Entries:
•••
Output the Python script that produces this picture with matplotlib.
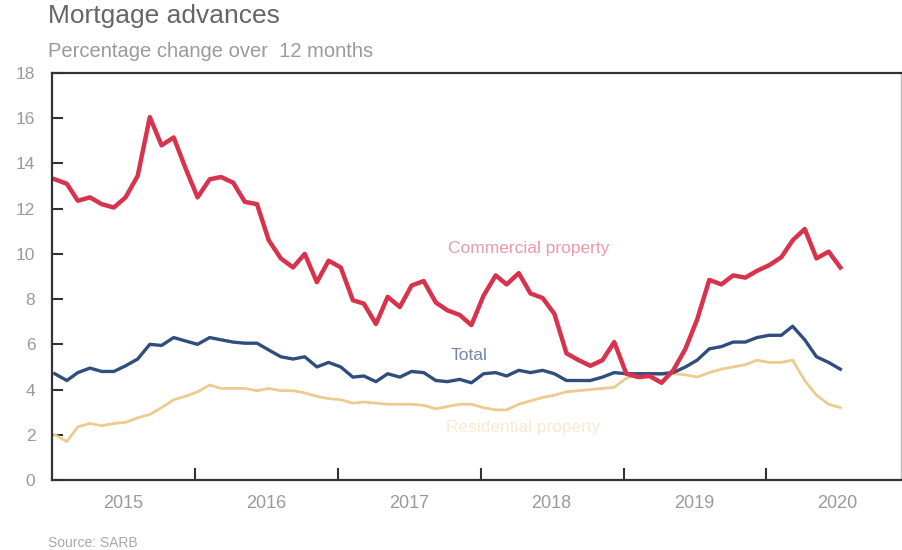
•••
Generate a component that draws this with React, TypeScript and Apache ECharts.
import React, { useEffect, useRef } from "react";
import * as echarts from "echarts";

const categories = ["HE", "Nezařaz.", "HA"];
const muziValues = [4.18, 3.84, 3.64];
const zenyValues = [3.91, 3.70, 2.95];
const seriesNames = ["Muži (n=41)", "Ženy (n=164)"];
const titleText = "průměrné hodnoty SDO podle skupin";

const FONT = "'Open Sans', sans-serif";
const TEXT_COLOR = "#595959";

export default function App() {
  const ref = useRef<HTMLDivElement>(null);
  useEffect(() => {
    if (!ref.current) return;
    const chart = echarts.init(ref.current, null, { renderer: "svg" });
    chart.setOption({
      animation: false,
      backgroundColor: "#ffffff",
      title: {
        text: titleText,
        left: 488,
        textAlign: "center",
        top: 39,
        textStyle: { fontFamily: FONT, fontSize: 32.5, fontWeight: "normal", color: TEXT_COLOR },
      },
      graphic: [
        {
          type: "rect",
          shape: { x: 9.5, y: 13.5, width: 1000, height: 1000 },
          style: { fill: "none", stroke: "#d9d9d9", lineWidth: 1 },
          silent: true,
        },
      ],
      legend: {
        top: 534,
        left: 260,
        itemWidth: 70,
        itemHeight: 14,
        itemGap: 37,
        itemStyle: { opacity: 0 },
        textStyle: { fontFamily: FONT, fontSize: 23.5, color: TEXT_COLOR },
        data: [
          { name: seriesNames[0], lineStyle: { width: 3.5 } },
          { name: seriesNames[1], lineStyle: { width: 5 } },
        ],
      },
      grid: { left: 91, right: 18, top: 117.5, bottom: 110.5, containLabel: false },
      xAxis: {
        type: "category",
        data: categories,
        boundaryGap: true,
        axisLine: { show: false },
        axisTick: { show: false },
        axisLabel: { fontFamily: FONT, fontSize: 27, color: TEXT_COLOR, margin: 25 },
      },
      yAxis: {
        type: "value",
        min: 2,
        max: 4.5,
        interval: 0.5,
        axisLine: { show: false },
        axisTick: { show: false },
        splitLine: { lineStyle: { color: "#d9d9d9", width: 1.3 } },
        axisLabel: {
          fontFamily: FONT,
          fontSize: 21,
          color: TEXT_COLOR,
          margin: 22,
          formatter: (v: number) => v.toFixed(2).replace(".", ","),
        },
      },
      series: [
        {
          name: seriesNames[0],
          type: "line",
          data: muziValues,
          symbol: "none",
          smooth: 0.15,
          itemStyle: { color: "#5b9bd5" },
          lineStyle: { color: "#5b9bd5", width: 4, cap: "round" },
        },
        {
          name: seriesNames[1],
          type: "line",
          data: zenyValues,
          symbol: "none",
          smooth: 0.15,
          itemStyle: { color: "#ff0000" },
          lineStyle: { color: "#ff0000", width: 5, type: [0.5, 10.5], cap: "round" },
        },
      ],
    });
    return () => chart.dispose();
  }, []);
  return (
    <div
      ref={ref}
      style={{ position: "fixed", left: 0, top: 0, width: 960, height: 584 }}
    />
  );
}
•••
Problem details: Extract all lines containing the word "this".

Exercise result:
Output the Python script that produces this picture with matplotlib.
Generate a component that draws this with React, TypeScript and Apache ECharts.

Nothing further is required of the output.